On April 14th, the New York Times published an article on some of the issues with microfinance. The full article is accessible at
One of the "comments" about this article was written by Brian Gately who has a wealth of experience in the microfinance field. This is his published response:
April 14th, 2010 8:30 amI am totally in agreement with Brian. My own experience supports everything that Brian is saying.
I've worked in Haiti, Colombia, Bolivia and now in the US in microfinance. Here are some comments about interest rates:
--If you go to a payday lender here in the US, you might pay a $25 fee to get an advance of $250 on your paycheck for a week. This is 10% a week or 520% a year. But still not such a bad service.
--In Guatemala vendor ladies in the central vegetable/fruit market might pay 3 quetzales (their money) for a loan of 300 quetzales from the wholesaler, and then during their 16-hour day, sell the same vegetables/fruits for 400 quetzales, from which proceeds they pay back the loan. They are paying, then, 1% a day for their loan or 360% a year. But still it's a good deal for them, and convenient.

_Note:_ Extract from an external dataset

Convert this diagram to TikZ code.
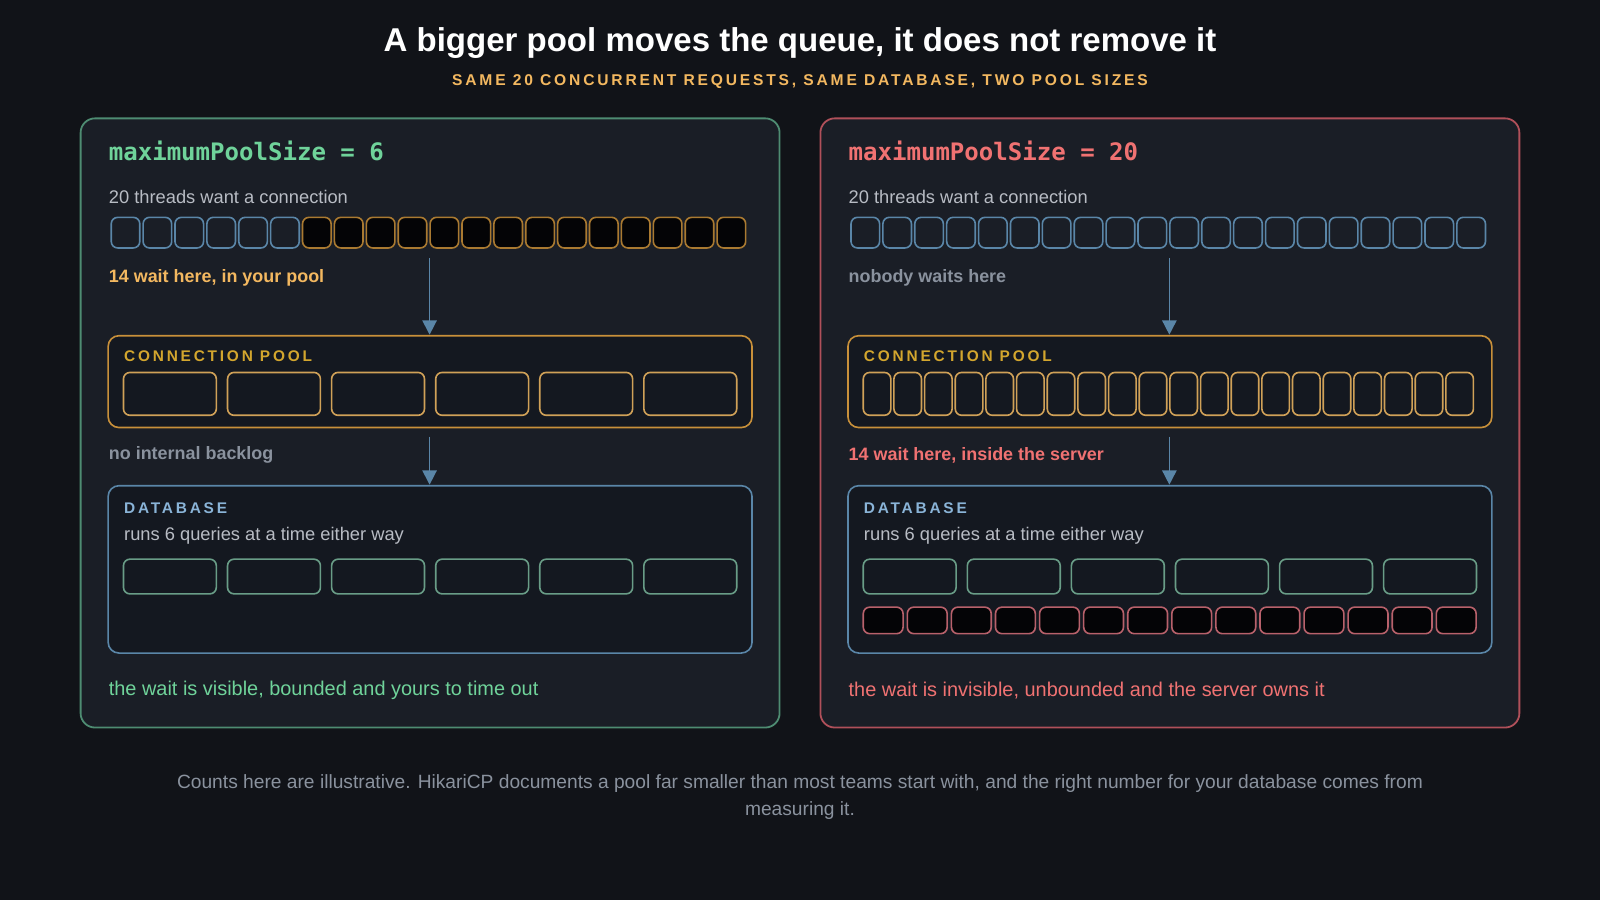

--In microfinance most loans are very short term. If you lend someone a $100 for 1 month, with two payments, and charge them 18% a year, effectively you earn about 75 cents. That doesn't cover costs.
--Interest rates on very short term loans (microfinance)are not very relevant. But, on the other hand, on long term loans--real estate--they are very relevant.
--A problem in microfinance is unfair competition. There are some charities that lend at zero percent until their funds run out--how can another institution compete with that? They can't. But zero percent is not sustainable. 40% to 60% annual percentage rate is more sustainable. Nominally this seems high. But on the other hand, if I charge $2 fee to apply to borrow $50 for a month with weekly payments, if you include the application fee as part of the annual percentage rate, I am effectively charging 2/25 x 12, or 96% a year. Still a good deal. (The formula is based on the fact that if you pay %50 over a month's time, you on the average only have use of half of it, $25 for that month.)
--Compartamos was an egregious example of greed--the end user did not benefit. They should be ashamed. It gives all of microfinance a bad name. It was a Wall-Street type IPO with incredible returns to the original investors.
Microfinance works! It is good. And credit unions are the leaders in microfinance. They are sustainable on just 18% a year maximum annual percentage rate.
Brian in Brooklyn
As someone who is committed to metrics ... and the idea that the metrics must be "right" ... then it very quickly becomes clear that what is important more than anything else in the microfinance field is to get a right balance between the MFI needs to have income to cover its costs and the client that needs credit to do something that has value.
I tell the story of someone who borrowed $10 with an agreement to repay $20 in two weeks time. That is a huge interest rate ... extortion if you use simple financial money metrics. But that $10 enabled the borrower to get drugs that probably saved the life of a child! A total cost of $20 to save the life of a child is a good value return ... and this, in my view, is the most important return that should be in play.
In another situation, it turned out that the MFI had "interest rates" that compute at between between 60% and 120% using simple financial money metrics. But this organization had a rule that every client must get training before they borrow. They do not charge for this training ... even though, I would say "obviously", this training had a high cost. When the trained clients borrow they have a track record of success ... and effective reimbursement of their cost of training is rolled into the repayment schedule for their loan. What is wrong with this? I would argue ... nothing, though I would argue that using interest rates to define whether or not an MFI is good or bad is nothing less than stupid.
In yet another situation, I was asked to look at a microloan portfolio that had an abysmal 65% repayment rate. It was lending to women ... but not getting the repayment of better than 95% that is widely regarded as the norm for microlending to women. A simple analysis exercise showed that there were two segments to the portfolio ... a segment where almost perfect repayment, and a segment with almost zero repayment. The high performance portfolio were young women who could work in micro-business and repay. The low performance portfolio were old women, most of whom were looking after grandchildren and struggling. With this information in hand, the funders of the program (in fact an African municipality) were able to choose what to do. The normal financial performance value of part of the portfolio was very good ... the other part of the portfolio had huge social value even though its financial performance was awful!
I argue for good data ... data that are very specific to the situation at hand ... data that helps to understand cause and effect, and to help make better decisions. This is rarely achieved by the aggregates and averages that are commonplace ... and rarely achieved when the only metrics are the money profit metrics!